His Excellency Emomalii Rahmon, the President of the State of Tajikistan and his delegation arrives in Kuwait on Sunday, June 23, at the invitation of the Amir of Kuwait, His Highness Sheikh Sabah Al-Ahmad Al-Jaber Al-Sabah. During his two-day visit, the state guest is expected to witness the signing of eight agreements on economic and cultural cooperation, investment and tourism promotion. Prior to his departure for Kuwait, President Rahmon addressed a visiting Kuwaiti delegation and confirmed his country’s desire to cement relations with Kuwait at various levels. He also invited Kuwaiti investors to explore business opportunities in the Tajik market and stressed that his government was ready to overcome all obstacles that hindered Kuwaiti entrepreneurs from opening business in Tajikistan. A delegation from the Ministry of Foreign Affairs had earlier visited the Tajik Capital to participate in a meeting of the Kuwaiti-Tajik Economic Cooperation Committee.

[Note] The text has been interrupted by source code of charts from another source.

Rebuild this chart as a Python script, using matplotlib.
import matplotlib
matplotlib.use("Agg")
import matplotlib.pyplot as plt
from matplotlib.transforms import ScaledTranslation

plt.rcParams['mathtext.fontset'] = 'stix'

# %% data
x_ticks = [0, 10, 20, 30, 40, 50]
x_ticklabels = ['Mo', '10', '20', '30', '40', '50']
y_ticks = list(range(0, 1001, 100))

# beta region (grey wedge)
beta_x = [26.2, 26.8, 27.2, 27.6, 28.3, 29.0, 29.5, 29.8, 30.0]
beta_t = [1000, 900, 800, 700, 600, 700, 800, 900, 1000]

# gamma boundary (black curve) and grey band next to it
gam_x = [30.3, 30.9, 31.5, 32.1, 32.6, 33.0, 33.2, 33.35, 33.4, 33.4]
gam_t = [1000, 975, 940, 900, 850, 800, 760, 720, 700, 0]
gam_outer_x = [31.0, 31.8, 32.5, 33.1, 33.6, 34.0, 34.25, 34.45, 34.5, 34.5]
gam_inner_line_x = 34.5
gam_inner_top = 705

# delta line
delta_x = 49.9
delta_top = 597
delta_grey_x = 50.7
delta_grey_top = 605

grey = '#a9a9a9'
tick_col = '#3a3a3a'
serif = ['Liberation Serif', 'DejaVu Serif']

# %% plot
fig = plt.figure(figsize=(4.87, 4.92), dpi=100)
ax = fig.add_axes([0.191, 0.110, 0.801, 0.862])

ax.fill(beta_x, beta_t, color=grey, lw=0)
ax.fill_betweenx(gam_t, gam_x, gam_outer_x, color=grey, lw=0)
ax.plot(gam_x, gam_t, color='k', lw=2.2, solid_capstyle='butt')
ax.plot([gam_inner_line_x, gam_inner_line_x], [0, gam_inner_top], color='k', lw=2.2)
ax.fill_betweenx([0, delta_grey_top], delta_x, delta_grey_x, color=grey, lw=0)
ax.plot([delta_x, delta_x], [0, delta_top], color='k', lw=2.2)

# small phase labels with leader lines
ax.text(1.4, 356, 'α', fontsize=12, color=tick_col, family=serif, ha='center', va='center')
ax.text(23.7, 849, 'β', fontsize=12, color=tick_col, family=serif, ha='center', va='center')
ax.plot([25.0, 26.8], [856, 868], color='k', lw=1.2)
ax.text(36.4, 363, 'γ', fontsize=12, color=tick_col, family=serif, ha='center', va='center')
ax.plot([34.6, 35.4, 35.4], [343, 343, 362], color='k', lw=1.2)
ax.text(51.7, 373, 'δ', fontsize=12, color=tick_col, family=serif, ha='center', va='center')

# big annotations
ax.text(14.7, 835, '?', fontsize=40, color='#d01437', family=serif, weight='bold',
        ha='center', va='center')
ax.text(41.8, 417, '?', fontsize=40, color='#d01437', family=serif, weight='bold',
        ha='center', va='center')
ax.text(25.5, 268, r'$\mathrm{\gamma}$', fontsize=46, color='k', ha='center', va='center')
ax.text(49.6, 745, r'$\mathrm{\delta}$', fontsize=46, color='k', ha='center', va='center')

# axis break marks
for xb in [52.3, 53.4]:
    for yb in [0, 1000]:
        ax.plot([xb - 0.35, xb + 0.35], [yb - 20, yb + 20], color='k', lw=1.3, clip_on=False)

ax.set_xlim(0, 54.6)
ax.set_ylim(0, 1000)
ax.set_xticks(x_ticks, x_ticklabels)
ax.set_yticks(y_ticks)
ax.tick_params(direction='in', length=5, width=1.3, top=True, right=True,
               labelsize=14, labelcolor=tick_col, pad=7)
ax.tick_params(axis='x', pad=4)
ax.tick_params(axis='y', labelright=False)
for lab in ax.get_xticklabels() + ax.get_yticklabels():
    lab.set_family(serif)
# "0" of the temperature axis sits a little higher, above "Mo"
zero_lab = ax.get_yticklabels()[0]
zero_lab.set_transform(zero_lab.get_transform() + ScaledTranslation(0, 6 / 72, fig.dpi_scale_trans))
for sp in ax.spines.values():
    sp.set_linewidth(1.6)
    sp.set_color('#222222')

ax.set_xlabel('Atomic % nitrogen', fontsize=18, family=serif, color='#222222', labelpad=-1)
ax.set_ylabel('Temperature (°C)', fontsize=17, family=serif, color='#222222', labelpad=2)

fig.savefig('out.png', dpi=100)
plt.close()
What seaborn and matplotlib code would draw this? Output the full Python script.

Tajikistan’s economy grew substantially after the Civil War. The GDP of Tajikistan expanded at an average rate of 9.6 percent over the period of 2000–2007 according to the World Bank data. This improved Tajikistan’s position among other Central Asian countries. In 2004, as part of its effort to support the International Security Assistance Force in Afghanistan, the United States contributed to building a bridge between Afghanistan and Tajikistan, improving the country’s access to South Asia. In 2007 the Anzab tunnel was completed, connecting the previously hard to access Northern part of the country to the capital Dushanbe; this has been labeled as part of the new Silk Road and is part of a road under construction that will connect Tajikistan to Iran and the Persian Gulf through Afghanistan.

The primary sources of income in Tajikistan are aluminum production, cotton growing and remittances from migrant workers. Aluminum industry is represented by the state-owned Tajik Aluminum Company — the biggest aluminum plant in Central Asia and one of the biggest in the world. Tajikistan’s rivers, such as the Vakhsh and the Panj, have great hydropower potential, and the government has focused on attracting investment for projects for internal use and electricity exports. Other energy resources include sizable coal deposits and smaller reserves of natural gas and petroleum.

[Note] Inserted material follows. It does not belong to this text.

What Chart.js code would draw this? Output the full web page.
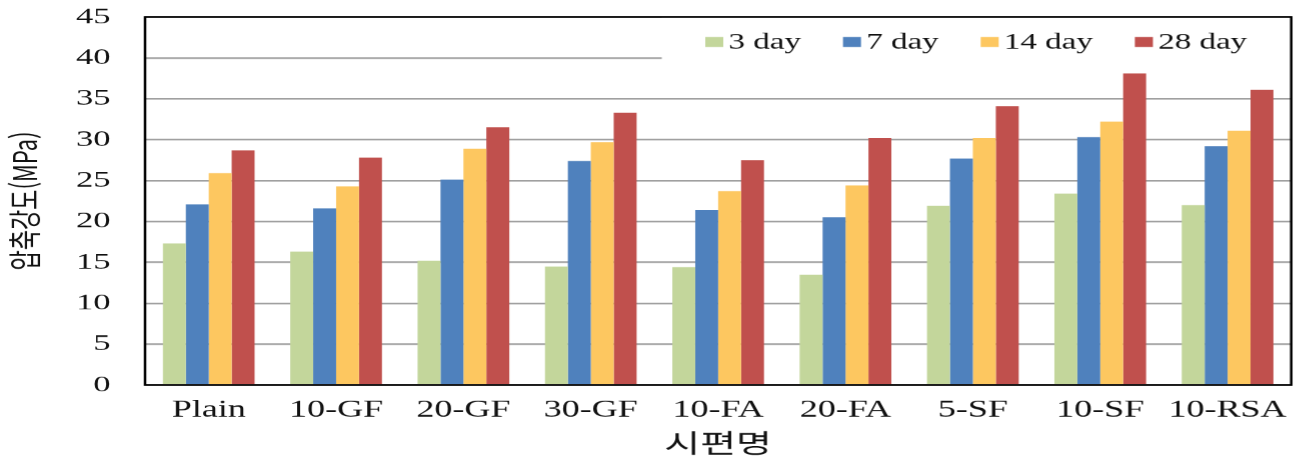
<!DOCTYPE html>
<html lang="ko">
<head>
<meta charset="UTF-8">
<title>압축강도</title>
<script src="https://cdn.jsdelivr.net/npm/chart.js@4.4.1/dist/chart.umd.min.js"></script>
<style>
    html, body { margin: 0; padding: 0; background: #fff; overflow: hidden; }
    /* the figure is drawn narrow and stretched 1.5x sideways, like the original plate */
    #wrap { width: 868.67px; height: 462px; transform: scaleX(1.5); transform-origin: 0 0; }
</style>
</head>
<body>
<div id="wrap">
    <canvas id="graphCanvas"></canvas>
</div>
<script>
    var specimens = ["Plain", "10-GF", "20-GF", "30-GF", "10-FA", "20-FA", "5-SF", "10-SF", "10-RSA"];
    var ages = ["3 day", "7 day", "14 day", "28 day"];
    var day3  = [17.3, 16.3, 15.2, 14.5, 14.4, 13.5, 21.9, 23.4, 22.0];
    var day7  = [22.1, 21.6, 25.1, 27.4, 21.4, 20.5, 27.7, 30.3, 29.2];
    var day14 = [25.9, 24.3, 28.9, 29.7, 23.7, 24.4, 30.2, 32.2, 31.1];
    var day28 = [28.7, 27.8, 31.5, 33.3, 27.5, 30.2, 34.1, 38.1, 36.1];
    var colors = ["#c3d69b", "#4f81bd", "#fdc760", "#c0504d"];

    var serif = "'Liberation Serif', 'Times New Roman', serif";
    var hangul = "'Noto Sans CJK KR', 'Noto Sans', sans-serif";

    // legend sits inside the plot, top right, on a white patch
    var innerLegend = {
        id: 'innerLegend',
        afterDraw: function (chart) {
            var ctx = chart.ctx;
            var area = chart.chartArea;
            ctx.save();
            ctx.fillStyle = '#fff';
            ctx.fillRect(441, area.top, area.right - 441, 49);

            ctx.font = '22px ' + serif;
            ctx.textBaseline = 'middle';
            var x = 470, y = area.top + 25;
            chart.data.datasets.forEach(function (ds) {
                ctx.fillStyle = ds.backgroundColor;
                ctx.fillRect(x, y - 5, 12, 10);
                ctx.fillStyle = '#111';
                ctx.fillText(ds.label, x + 15.5, y + 1);
                x += 15.5 + ctx.measureText(ds.label).width + 28;
            });

            // frame round the plot
            ctx.strokeStyle = '#000';
            ctx.lineWidth = 1.7;
            ctx.strokeRect(area.left, area.top, area.right - area.left, area.bottom - area.top);
            ctx.restore();
        }
    };

    var series = [day3, day7, day14, day28];

    new Chart(document.getElementById("graphCanvas"), {
        type: 'bar',
        data: {
            labels: specimens,
            datasets: ages.map(function (a, i) {
                return {
                    label: a,
                    data: series[i],
                    backgroundColor: colors[i],
                    borderWidth: 0,
                    categoryPercentage: 0.72,
                    barPercentage: 1.0
                };
            })
        },
        options: {
            responsive: true,
            maintainAspectRatio: false,
            devicePixelRatio: 1.5,
            animation: false,
            layout: { padding: { top: 17, right: 5.3, left: 0, bottom: 0 } },
            plugins: {
                legend: { display: false },
                tooltip: { enabled: false }
            },
            scales: {
                x: {
                    grid: { display: false, drawTicks: false },
                    border: { display: false },
                    ticks: { color: '#111', font: { family: serif, size: 24 }, padding: 11, maxRotation: 0, autoSkip: false },
                    title: {
                        display: true,
                        text: '시편명',
                        color: '#111',
                        font: { family: hangul, size: 26 },
                        padding: { top: 0, bottom: 3.4 }
                    },
                    afterFit: function (s) { s.height = 77; }
                },
                y: {
                    min: 0,
                    max: 45,
                    // gap between labels and axis comes from an invisible tick mark
                    ticks: { stepSize: 5, color: '#111', font: { family: serif, size: 23 }, padding: 0 },
                    grid: { color: '#a0a0a0', lineWidth: 1.6, drawTicks: true, tickLength: 23, tickColor: 'rgba(0,0,0,0)' },
                    border: { display: false },
                    title: {
                        display: true,
                        text: '압축강도(MPa)',
                        color: '#111',
                        font: { family: hangul, size: 22 },
                        padding: { top: 3, bottom: 0 }
                    },
                    afterFit: function (s) { s.width = 96.67; }
                }
            }
        },
        plugins: [innerLegend]
    });
</script>
</body>
</html>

Tajikistan has achieved transition from a planned to a market economy without substantial and protracted recourse to aid, of which it by now receives only negligible amounts, and by purely market-based means, simply by exporting cheap labor — its main commodity of comparative advantage. Tajikistan has a high rate of literacy due in part to the old Soviet system of free education, with an estimated 99.5 percent of the population having the ability to read and write.

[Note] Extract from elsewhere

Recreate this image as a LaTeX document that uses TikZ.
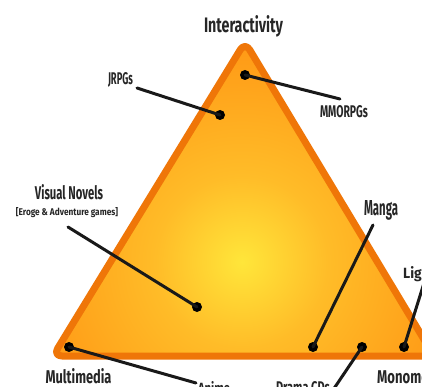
\documentclass[tikz,border=0pt]{standalone}
\usepackage{fontspec}
\setmainfont{Fira Sans}
\usepackage{graphicx}
\definecolor{yel}{HTML}{FFE63A}
\definecolor{mid}{HTML}{FFBC28}
\definecolor{org}{HTML}{FF9212}
\definecolor{rim}{HTML}{EF7608}
\definecolor{ink}{HTML}{262626}
\pgfdeclareradialshading{glow}{\pgfpointorigin}{color(0bp)=(yel);color(6bp)=(mid);color(17bp)=(org);color(50bp)=(org)}
\newcommand{\fitlbl}[3]{\resizebox{#1pt}{#2pt}{\bfseries #3}}
\begin{document}
\begin{tikzpicture}[x=1pt,y=-1pt,
  lbl/.style={inner sep=0pt, text=ink, anchor=base},
  lblw/.style={lbl, anchor=base west},
  dot/.style={circle, fill=black, inner sep=0pt, minimum size=10pt},
  conn/.style={line width=3pt, draw=black!90, line cap=round},
  tri/.style={rounded corners=9pt}]
\useasboundingbox (0,0) rectangle (422,387);
\clip (0,0) rectangle (422,387);
\fill[white] (0,0) rectangle (422,387);
% triangle
\coordinate (T) at (245,42);
\coordinate (L) at (53,356);
\coordinate (R) at (434,356);
\begin{scope}
  \path[clip, rounded corners=9pt] (T) -- (L) -- (R) -- cycle;
  \shade[shading=glow] (242,262) circle (360);
\end{scope}
\draw[tri, rim, line width=7pt, line join=round] (T) -- (L) -- (R) -- cycle;
% labels
\node[lbl] (lInt) at (243.5,33) {\fitlbl{79}{17}{Interactivity}};
\node[lbl] (lJ) at (120.5,85) {\fitlbl{25}{12}{JRPGs}};
\node[lbl] (lMM) at (344,118) {\fitlbl{48}{12}{MMORPGs}};
\node[lbl] (lVN) at (69,200) {\fitlbl{68}{15}{Visual Novels}};
\node[lbl] (lVNs) at (67,215) {\fitlbl{102}{8}{[Eroge \& Adventure games]}};
\node[lbl] (lMa) at (381,215) {\fitlbl{34}{15}{Manga}};
\node[lblw] (lLN) at (403,278) {\fitlbl{78}{12}{Light Novels}};
\node[lbl] (lMu) at (78.5,383) {\fitlbl{66}{15}{Multimedia}};
\node[lblw] (lMo) at (377,383) {\fitlbl{70}{15}{Monomedia}};
\node[lbl] (lAn) at (214,393) {\fitlbl{32}{12}{Anime}};
\node[lbl] (lDC) at (303,393) {\fitlbl{54}{12}{Drama CDs}};
% dots
\node[dot] (dJ) at (220,115) {};
\node[dot] (dMM) at (245,75) {};
\node[dot] (dVN) at (197,307) {};
\node[dot] (dMa) at (313,347) {};
\node[dot] (dLN) at (404,347) {};
\node[dot] (dDC) at (362,347) {};
\node[dot] (dMu) at (69,347) {};
% free ends
\coordinate (eJ) at (137,88);
\coordinate (eMM) at (340,99);
\coordinate (eVN) at (68,227);
\coordinate (eMa) at (373,225);
\coordinate (eLN) at (424,283);
\coordinate (eDC) at (333,390);
\coordinate (eAn) at (196,383);
% connectors
\draw[conn] (eJ) -- (dJ.center);
\draw[conn] (dMM.center) -- (eMM);
\draw[conn] (eVN) -- (dVN.center);
\draw[conn] (eMa) -- (dMa.center);
\draw[conn] (eLN) -- (dLN.center);
\draw[conn] (dDC.center) -- (eDC);
\draw[conn] (dMu.center) -- (eAn);
\end{tikzpicture}
\end{document}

Foreign remittance flows from Tajik migrant workers abroad, mainly in Russia, has become by far the main source of income for millions of Tajikistan’s people and represents additional 36.2 percent of country’s GDP and directly reaching the population. The World Bank Tajikistan Policy Note 2006 concludes that remittances have played an important role as one of the drivers of Tajikistan’s robust economic growth during the past several years, have increased incomes, and as a result helped significantly reduce poverty. In 2010, remittances from over one million Tajik labor migrants totaled an estimated 2.1 billion US dollars.

The majority of the population follows the Sunni branch of Islam. During a 2010 Organization of the Islamic Conference session hosted in Dushanbe, Rahmon spoke against what he deemed was the misuse of Islam toward political ends, noting, “Terrorism, terrorists, have no nation, no country, no religion. Using the name ‘Islamic terrorism’ only discredits Islam and dishonors the pure and harmless religion of Islam.”